Vermont is famous for having a socialist senator, Bernie Sanders. I have a friend in Vermont who told me last year that its politics is now noticeably to the left of Massachusetts politics, and the election confirms it: Vermont voted 66.8 percent for Obama, compared to 63.3 percent in Rhode Island and 62 percent in Massachusetts. Only one state beat Vermont: Hawaii, 71.8 percent, and Hawaii was voting for a native son. Hawaii is very liberal, but I'll go with Vermont for the leftiest state. (Why Vermont is so different from its neighbor, New Hampshire, is a question.)
On the other end of the spectrum are two states: Oklahoma, 65.6 percent for McCain, and Wyoming, 65.2 percent for McCain. Both are oil-and-gas states, farming and ranching states, conservative states. And both beat the Mormon homeland, Utah, which went 62.9 percent for McCain.

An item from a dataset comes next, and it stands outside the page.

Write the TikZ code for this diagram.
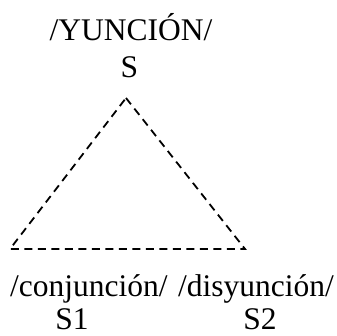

Before the election it was thought that Washington was more liberal than Oregon, but their vote for Obama was virtually the same--57.8 percent in Washington, 57 percent in Oregon (both figures preliminary, as there are LOTS of votes to be counted.) And if Washington and Oregon are virtual twins, so are Alaska and Idaho, both of them with 61.5 percent majorities for McCain. California was 61.1 percent for Obama, making it an almost-twin of Massachusetts.